Ao contrário da população, que se alimentava de molho madeira, purê de batatas e carne vermelha, alguns, três vezes por dia, Robert Kincaid parecia não comer nada além de frutas, nozes e legumes. Rijo, ela pensou. Ele parece rijo, fisicamente.
— Só legumes estaria ótimo, para mim. Eu não como carne. Já faz anos. Nada de mais, só me sinto melhor assim. Francesca sorriu, de novo.
— Por aqui, esse ponto de vista não seria muito popular. Richard e seus amigos diriam que você está tentando destruir o sustento deles. Eu também não como muita, não sei por quê. Apenas não ligo muito. Mas toda vez que tento servir um jantar sem carne, com minha família, há uivos de rebelião. Aí acho que desisti de tentar. Será divertido fazer algo diferente, para variar um pouco.

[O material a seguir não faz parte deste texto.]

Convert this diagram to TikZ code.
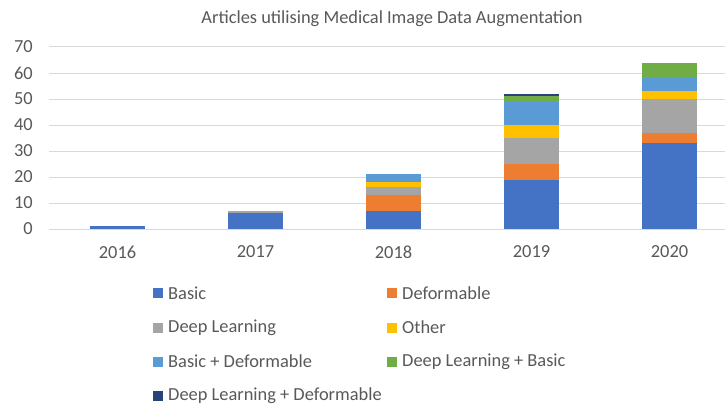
\documentclass[tikz,border=0pt]{standalone}
\usepackage{fontspec}
\setmainfont{Carlito}
\definecolor{cBasic}{HTML}{4472C4}
\definecolor{cDef}{HTML}{ED7D31}
\definecolor{cDL}{HTML}{A5A5A5}
\definecolor{cOther}{HTML}{FFC000}
\definecolor{cBD}{HTML}{5B9BD5}
\definecolor{cDLB}{HTML}{70AD47}
\definecolor{cDLD}{HTML}{264478}
\definecolor{txt}{HTML}{595959}
\definecolor{grid}{HTML}{D9D9D9}
\newcommand\barseg[4]{\fill[#4] ({#1-27.5},{229-2.6*#2}) rectangle ({#1+27.5},{229-2.6*#3});}
\begin{document}
\begin{tikzpicture}[x=1pt,y=-1pt,
  every node/.style={text=txt,font=\fontsize{18.4}{21}\selectfont,inner sep=0pt},
  gridline/.style={draw=grid,line width=1pt},
  legsq/.style={minimum size=10pt,inner sep=0pt}]
\useasboundingbox[fill=white] (0,0) rectangle (725,404);
\node (title) at (392,19) {Articles utilising Medical Image Data Augmentation};
\foreach \v in {0,...,7}{
  \pgfmathtruncatemacro\lab{10*\v}
  \draw[gridline] (49,{229-26*\v}) -- (725,{229-26*\v});
  \node[anchor=east] (y\v) at (33,{229-26*\v}) {\lab};
}
% 2016
\barseg{117.5}{0}{1}{cBasic}
% 2017
\barseg{255.5}{0}{6}{cBasic}
\barseg{255.5}{6}{7}{cDL}
% 2018
\barseg{393.5}{0}{7}{cBasic}
\barseg{393.5}{7}{13}{cDef}
\barseg{393.5}{13}{16}{cDL}
\barseg{393.5}{16}{18}{cOther}
\barseg{393.5}{18}{21}{cBD}
% 2019
\barseg{531.5}{0}{19}{cBasic}
\barseg{531.5}{19}{25}{cDef}
\barseg{531.5}{25}{35}{cDL}
\barseg{531.5}{35}{40}{cOther}
\barseg{531.5}{40}{49}{cBD}
\barseg{531.5}{49}{51}{cDLB}
\barseg{531.5}{51}{52}{cDLD}
% 2020
\barseg{669.5}{0}{33}{cBasic}
\barseg{669.5}{33}{37}{cDef}
\barseg{669.5}{37}{50}{cDL}
\barseg{669.5}{50}{53}{cOther}
\barseg{669.5}{53}{58}{cBD}
\barseg{669.5}{58}{64}{cDLB}
\foreach \yr [count=\i from 0] in {2016,2017,2018,2019,2020}{
  \node (x\yr) at ({117.5+138*\i},252) {\yr};
}
% legend
\foreach \c/\t/\x/\y [count=\k] in {
  cBasic/Basic/158/293,
  cDef/Deformable/392/293,
  cDL/Deep Learning/158/327.5,
  cOther/Other/392/327.5,
  cBD/Basic + Deformable/158/361.5,
  cDLB/Deep Learning + Basic/392/361.5,
  cDLD/Deep Learning + Deformable/158/395.5}{
  \node[legsq,fill=\c] (sq\k) at (\x,\y) {};
  \node[anchor=west] (lt\k) at (\x+10,\y) {\t};
}
\end{tikzpicture}
\end{document}
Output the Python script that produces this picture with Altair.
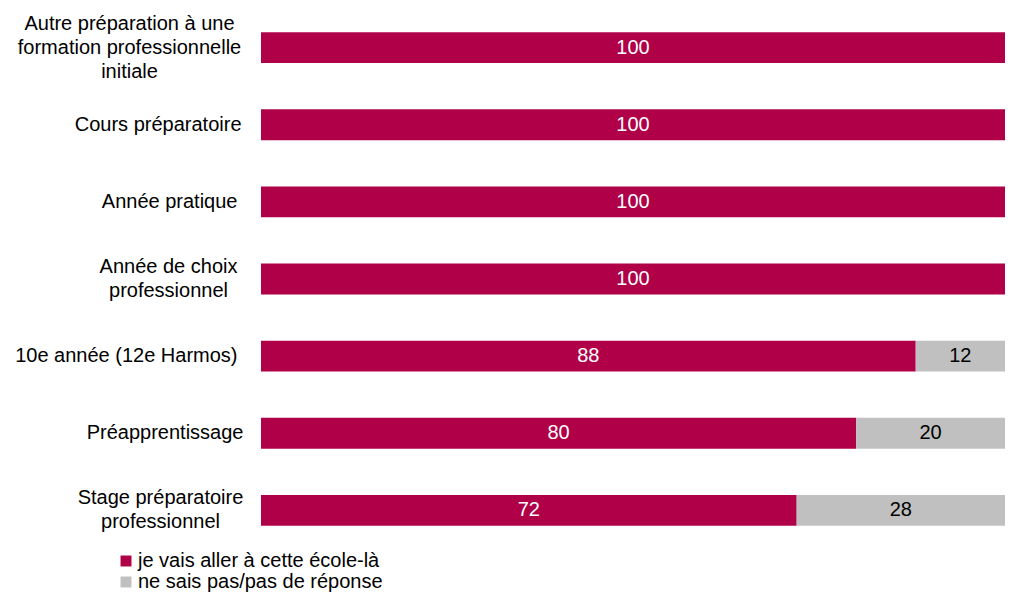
import altair as alt
import pandas as pd

categories = [
    "Autre préparation à une|formation professionnelle|initiale",
    "Cours préparatoire",
    "Année pratique",
    "Année de choix|professionnel",
    "10e année (12e Harmos)",
    "Préapprentissage",
    "Stage préparatoire|professionnel",
]
yes_values = [100, 100, 100, 100, 88, 80, 72]
dk_values = [0, 0, 0, 0, 12, 20, 28]
series = ["je vais aller à cette école-là", "ne sais pas/pas de réponse"]
colors = ["#B00047", "#C0C0C0"]

rows = []
for c, y, d in zip(categories, yes_values, dk_values):
    rows.append({"cat": c, "series": series[0], "value": y, "order": 0})
    if d > 0:
        rows.append({"cat": c, "series": series[1], "value": d, "order": 1})
df = pd.DataFrame(rows)

FONT = "Liberation Sans"
FS = 20

base = alt.Chart(df).transform_stack(
    stack="value", groupby=["cat"], as_=["x0", "x1"], sort=[alt.SortField("order")]
).transform_calculate(mid="(datum.x0 + datum.x1) / 2")

label_padding = {
    "condition": [
        {"test": "indexof(datum.value, 'Autre') >= 0", "value": 132},
        {"test": "indexof(datum.value, 'choix') >= 0", "value": 93},
        {"test": "indexof(datum.value, 'Stage') >= 0", "value": 101},
        {"test": "indexof(datum.value, 'pratique') >= 0", "value": 24},
        {"test": "indexof(datum.value, 'Harmos') >= 0", "value": 24},
        {"test": "indexof(datum.value, 'apprentissage') >= 0", "value": 18},
    ],
    "value": 20,
}
label_align = {
    "condition": {"test": "indexof(datum.value, '|') >= 0", "value": "center"},
    "value": "right",
}
label_offset = {
    "condition": [
        {"test": "indexof(datum.value, 'Autre') >= 0", "value": -24},
        {"test": "indexof(datum.value, '|') >= 0", "value": -12},
    ],
    "value": 0,
}

yenc = alt.Y(
    "cat:N",
    sort=categories,
    scale=alt.Scale(paddingInner=0.6, paddingOuter=0.3),
    axis=alt.Axis(
        title=None, labelExpr="split(datum.label, '|')", labelAlign=label_align,
        labelFontSize=FS, labelColor="black", labelFont=FONT, labelPadding=label_padding,
        labelOffset=label_offset,
        labelLimit=0, labelLineHeight=24, ticks=False, domain=False, grid=False,
    ),
)
xscale = alt.Scale(domain=[0, 100], nice=False)

bars = base.mark_bar().encode(
    x=alt.X("x0:Q", scale=xscale, axis=None),
    x2="x1:Q",
    y=yenc,
    color=alt.Color(
        "series:N",
        scale=alt.Scale(domain=series, range=colors),
        legend=alt.Legend(
            title=None, orient="none", legendX=-145, legendY=542, direction="vertical",
            symbolType="square", symbolSize=120, symbolStrokeWidth=0,
            labelFontSize=FS, labelFont=FONT, labelColor="black", padding=0,
            rowPadding=1, labelOffset=2, labelLimit=0,
        ),
    ),
)

txt_yes = base.transform_filter(alt.datum.order == 0).mark_text(
    fontSize=FS, font=FONT, color="white"
).encode(x=alt.X("mid:Q", scale=xscale), y=alt.Y("cat:N", sort=categories), text="value:Q")
txt_dk = base.transform_filter(alt.datum.order == 1).mark_text(
    fontSize=FS, font=FONT, color="black"
).encode(x=alt.X("mid:Q", scale=xscale), y=alt.Y("cat:N", sort=categories), text="value:Q")

chart = alt.layer(bars, txt_yes, txt_dk).properties(
    width=744, height=540,
    autosize=alt.AutoSizeParams(type="none"),
    padding={"left": 253, "top": 1, "right": 0, "bottom": 44},
).configure(font=FONT).configure_view(stroke=None)

chart.save("out.html", embed_options={"renderer": "svg", "actions": False})
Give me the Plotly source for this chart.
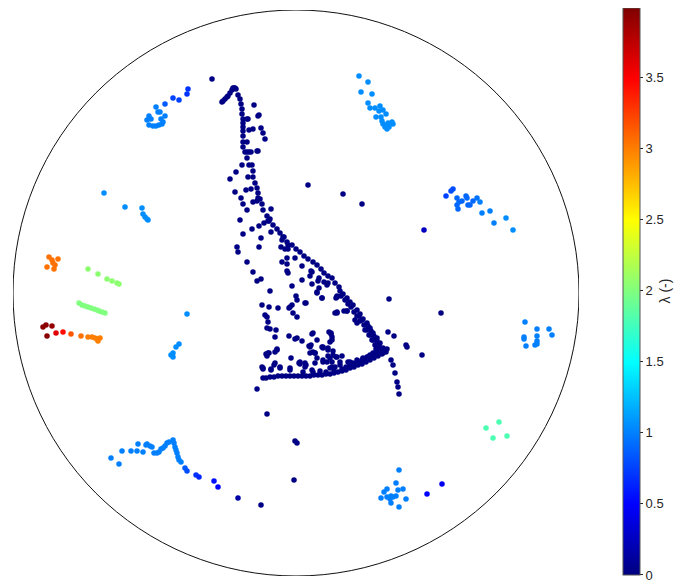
import plotly.graph_objects as go

# ---------------- data (x, y positions; lambda values) ----------------
# navy core structure (lambda ~ 0)
core_x = [-74,-73,-71,-69,-68,-66,-64,-63,-62,-61,-60,
          -58,-56,-55,-54,-54,-53,-53,-53,-53,-53,-53,-53,-51,-49,-49,-48,-47,-43,-42,-38,-37,-35,-33,-31,-49,-49,-47,-45,-39,-38,
          -54,-47,-44,-43,-48,-43,-60,-66,-41,-45,-50,-39,-38,-61,-55,-53,-49,-43,-38,-36,-34,-33,-25,-29,-56,-27,-23,-37,-32,-19,-44,-53,-25,-16,-13,-35,-28,-26,-39,
          -12,-14,-9,-8,-4,-59,-58,-37,-15,-11,-8,0,4,8,12,17,21,25,28,32,36,39,43,44,47,51,54,57,61,64,67,71,74,77,81,84,87,91,
          72,75,78,81,83,85,76,79,69,73,66,63,80,87,
          -9,-14,-9,-1,6,16,-9,-8,-49,-43,-39,-35,-26,-4,6,16,23,22,28,31,32,21,26,0,1,10,-34,-27,-18,-6,-4,41,15,14,23,9,41,40,41,39,48,51,59,61,
          -31,-29,-28,-26,-20,-21,-7,-3,1,-7,1,6,14,17,21,33,35,36,32,27,37,40,32,31,19,21,10,3,-5,-19,-21,-28,-29,-34,-33,-25,-22,-16,-6,4,9,17,27,36,44,52,54,57,61,67,71,74,77,81,86,21,26,
          -33,-29,-30,-27,-19,-21,-25,-16,-1,15,17,14,19,27,32,34,37,41,46,36,27,19,9,4,41,51,16,35,36,13,34,26,
          -33,-30,-26,-22,-18,-14,-10,-6,-2,2,6,10,14,18,22,26,30,34,38,42,46,50,54,58,62,66,70,74,78,82,86,90,
          -6,7,16,24,34,39,44,54,61,67,72,79,84,
          45,49,52,55,58,61,64,68,71,74,77,80,83,85,
          30,38,46,50,58,62,66,70,74,78,82,86,88]
core_y = [191,192,194,196,197,200,203,205,205,205,204,
          198,194,189,184,179,174,170,166,162,157,151,146,141,135,174,174,163,164,188,177,178,165,160,154,151,141,141,141,142,142,
          128,128,128,122,116,116,121,114,110,104,103,105,100,101,95,89,83,91,95,94,89,83,84,77,73,72,68,67,70,64,64,59,61,60,56,55,72,74,92,
          56,53,51,48,48,46,41,46,46,44,44,44,41,37,34,31,28,24,20,17,15,10,6,2,-1,-5,-9,-12,-17,-21,-26,-30,-35,-40,-45,-50,-55,-56,
          -33,-38,-43,-48,-53,-57,-47,-52,-37,-42,-27,-23,-56,-60,
          35,31,29,35,27,21,22,20,31,21,12,14,2,7,13,9,15,12,11,8,10,1,-5,-3,-7,-10,-12,-14,-15,-14,-12,-4,22,17,5,-10,-3,-5,-20,-20,-18,-18,-27,-30,
          -22,-24,-29,-36,-37,-44,-15,-20,-24,-43,-45,-48,-54,-40,-47,-39,-41,-47,-55,-54,-58,-64,-63,-69,-60,-65,-72,-70,-65,-56,-59,-60,-63,-74,-76,-76,-72,-74,-75,-71,-74,-79,-69,-74,-69,-69,-72,-70,-70,-66,-64,-62,-60,-58,-56,0,-5,
          -75,-35,-61,-60,-57,-70,-77,-75,-46,-52,-59,-60,-60,-55,-57,-65,-62,-64,-63,-69,-67,-70,-70,-69,-19,-18,-41,-40,-44,-53,-49,-54,
          -85,-85,-84,-84,-83,-83,-83,-83,-83,-83,-83,-83,-83,-82,-82,-82,-81,-81,-80,-79,-78,-77,-75,-74,-72,-71,-69,-67,-65,-63,-61,-59,
          -77,-79,-77,-78,-75,-74,-72,-69,-67,-65,-64,-60,-57,
          -3,-7,-11,-14,-19,-23,-28,-32,-37,-42,-47,-52,-57,-59,
          -79,-78,-76,-74,-71,-69,-67,-66,-64,-62,-60,-58,-57]

# isolated dark points
iso_x = [-84, 12, 47, 66, 93, 145, 92, 98, 110, 111, 126, 95, 97, 99, 101, 102, 103, -39, -29, -1, 1, -2, -35, -58, 128]
iso_y = [214, 108, 99, 89, -6, -20, -39, -43, -52, -54, -62, -67, -72, -80, -89, -94, -101, -96, -121, -148, -150, -187, -212, -205, 63]
iso_lam = [0.02]*23 + [0.15, 0.25]

# top-left cluster
tl_x = [-108,-109,-117,-123,-131,-140,-138,-136,-131,-135,-147,-149,-145,-147,-143,-140,-137,-134,-133]
tl_y = [204,199,193,195,189,186,181,181,177,174,177,173,174,168,167,167,168,169,171]
tl_lam = [0.7,0.7,0.75,0.75,0.85] + [1.0]*14

# left-middle chain
lm_x = [-192,-171,-154,-153,-151,-149,-148]
lm_y = [100,86,85,79,76,74,73]
lm_lam = [1.05]*7

# top-right cluster
tr_x = [63,72,65,76,72,74,79,84,87,83,90,80,85,86,87,89,91,93,96,97,92,91]
tr_y = [217,211,201,199,190,185,185,187,183,182,179,176,176,172,169,166,164,166,171,169,170,168]
tr_lam = [1.05]*22

# right cluster
r_x = [150,155,157,161,163,166,161,162,170,171,172,174,177,181,184,186,194,198,210,217]
r_y = [97,102,104,95,91,92,88,84,97,95,88,88,92,95,91,80,82,70,75,63]
r_lam = [0.75,0.8,0.8,0.9,0.9,0.9,0.9,0.9,0.9,0.9,0.9,0.9,0.9,0.95,1.0,1.0,1.0,1.0,1.05,1.05]

# far-right cluster
fr_x = [229,241,253,256,241,228,228,230,239,241,241]
fr_y = [-29,-36,-36,-42,-43,-44,-46,-53,-52,-51,-48]
fr_lam = [1.0]*11

# green cluster lower right
g_x = [190,203,197,211]
g_y = [-135,-129,-145,-143]
g_lam = [1.8]*4

# bottom-right cluster
br_x = [103,100,91,88,102,107,85,91,95,97,100,110,95,103,94,131,146]
br_y = [-177,-190,-196,-199,-197,-196,-205,-204,-203,-204,-203,-206,-210,-214,-206,-201,-191]
br_lam = [1.0]*15 + [0.5, 0.45]

# bottom-left arc
bl_x = [-185,-177,-174,-165,-159,-153,-158,-150,-149,-146,-144,-142,-139,-137,-135,-133,-131,-129,-127,-123,-122,-121,-120,-119,-118,-117,-115,
        -111,-109,-100,-97,-82,-78]
bl_y = [-165,-171,-158,-158,-158,-159,-151,-152,-151,-153,-154,-160,-160,-159,-156,-155,-153,-150,-149,-147,-150,-154,-157,-160,-164,-167,-169,
        -175,-178,-182,-184,-188,-194]
bl_lam = [1.0]*27 + [0.85,0.8,0.7,0.65,0.55,0.5]

# left side: orange, green, red groups + light blue
lf_x = [-247,-244,-243,-241,-238,-249,-242,
        -208,-198,-189,-184,-179,-177,
        -217,-214,-211,-208,-205,-202,-199,-197,-194,-191,
        -253,-250,-244,-249,-240,-233,
        -225,-215,-208,-204,-201,-198,-196,-199,
        -109,-117,-120,-123,-125,-123]
lf_y = [36,33,30,28,34,26,24,
        24,19,14,12,10,9,
        -10,-12,-13,-14,-15,-16,-17,-18,-19,-20,
        -34,-32,-33,-43,-40,-39,
        -41,-43,-44,-44,-45,-48,-45,-46,
        -21,-51,-54,-60,-62,-64]
lf_lam = [3.05]*7 + [2.05]*6 + [2.0]*10 + [3.95,3.95,3.9,3.95,3.6,3.45] + [3.15,3.05,3.0,3.0,3.0,3.0,3.0,3.0] + [1.05]*6

R = 283  # radius of the domain
tick_vals = [0, 0.5, 1, 1.5, 2, 2.5, 3, 3.5]
tick_text = ["0", "0.5", "1", "1.5", "2", "2.5", "3", "3.5"]
lam_max = 3.99

# ---------------- assemble ----------------
xs = core_x + iso_x + tl_x + lm_x + tr_x + r_x + fr_x + g_x + br_x + bl_x + lf_x
ys = core_y + iso_y + tl_y + lm_y + tr_y + r_y + fr_y + g_y + br_y + bl_y + lf_y
lams = [0.02]*len(core_x) + iso_lam + tl_lam + lm_lam + tr_lam + r_lam + fr_lam + g_lam + br_lam + bl_lam + lf_lam

jet = [[0, "rgb(0,0,128)"], [0.125, "rgb(0,0,255)"], [0.375, "rgb(0,255,255)"],
       [0.625, "rgb(255,255,0)"], [0.875, "rgb(255,0,0)"], [1, "rgb(128,0,0)"]]

fig = go.Figure()
fig.add_trace(go.Scatter(
    x=xs, y=ys, mode="markers",
    marker=dict(size=5.5, color=lams, colorscale=jet, cmin=0, cmax=lam_max,
                line=dict(width=0),
                colorbar=dict(
                    x=(623 - 13) / 566, xanchor="left", xref="paper",
                    y=0.5027, yanchor="middle",
                    thickness=17, thicknessmode="pixels",
                    len=567, lenmode="pixels",
                    xpad=0, ypad=0,
                    outlinewidth=1, outlinecolor="#555555",
                    tickvals=tick_vals, ticktext=tick_text,
                    ticks="outside", ticklen=3, tickcolor="#262626",
                    tickfont=dict(family="Liberation Sans, Arial", size=13, color="#262626"),
                    title=dict(text=""),
                )),
    hoverinfo="skip", showlegend=False,
))

fig.add_shape(type="circle", xref="x", yref="y", x0=-R, y0=-R, x1=R, y1=R,
              line=dict(color="#111111", width=1), layer="below")

fig.add_annotation(text="λ (-)", xref="paper", yref="paper",
                   x=(675 - 13) / 566, y=0.5027, showarrow=False, textangle=-90,
                   font=dict(family="Liberation Sans, Arial", size=14, color="#262626"))

fig.update_xaxes(range=[-R, R], visible=False, showgrid=False, zeroline=False)
fig.update_yaxes(range=[-R, R], visible=False, showgrid=False, zeroline=False)
# the page body adds an 8 px offset, so the figure is 8 px smaller than the window
fig.update_layout(width=681, height=575,
                  margin=dict(l=5, r=110, t=2, b=7, autoexpand=False),
                  plot_bgcolor="white", paper_bgcolor="white")

fig.write_html("out.html")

O sol branco tinha ficado vermelho e imenso, logo acima dos campos de milho. Pela janela da cozinha, ela viu um falcão que voava nas correntes de vento do começo da noite. O noticiário das sete começava no rádio. E Francesca olhou para o outro lado da mesa amarela de fórmica, para Robert Kincaid, que tinha vindo por um caminho tão longo, até sua cozinha. Um longo caminho, atravessando mais que milhas.
— Já está um cheiro bom — disse ele, apontando o fogão.
— Está com um cheiro… tranquilo. — Ele olhou para ela.
Tranquilo? Alguma coisa pode ter cheiro tranquilo? Ela pensava na frase e se questionava. Ele estava certo. Depois das costeletas de porco, bifes e assados que fazia para a família, aquela era, sim, uma culinária tranquila. Nenhuma violência envolvida na cadeia alimentar, exceto, talvez, por arrancar os legumes da terra. O ensopado cozinhava de um modo tranquilo e tinha um cheiro tranquilo. Estava tranquilo ali na cozinha.
Algo que nunca consegui entender é como eles podem dispensar tal amor e cuidado aos animais e, em seguida, vê-los vendidos para o abate. No entanto, não me atrevo a dizer nada sobre isso. Richard e seus amigos viriam para cima de mim em um segundo. Mas há algum tipo de contradição fria e insensível nesse negócio.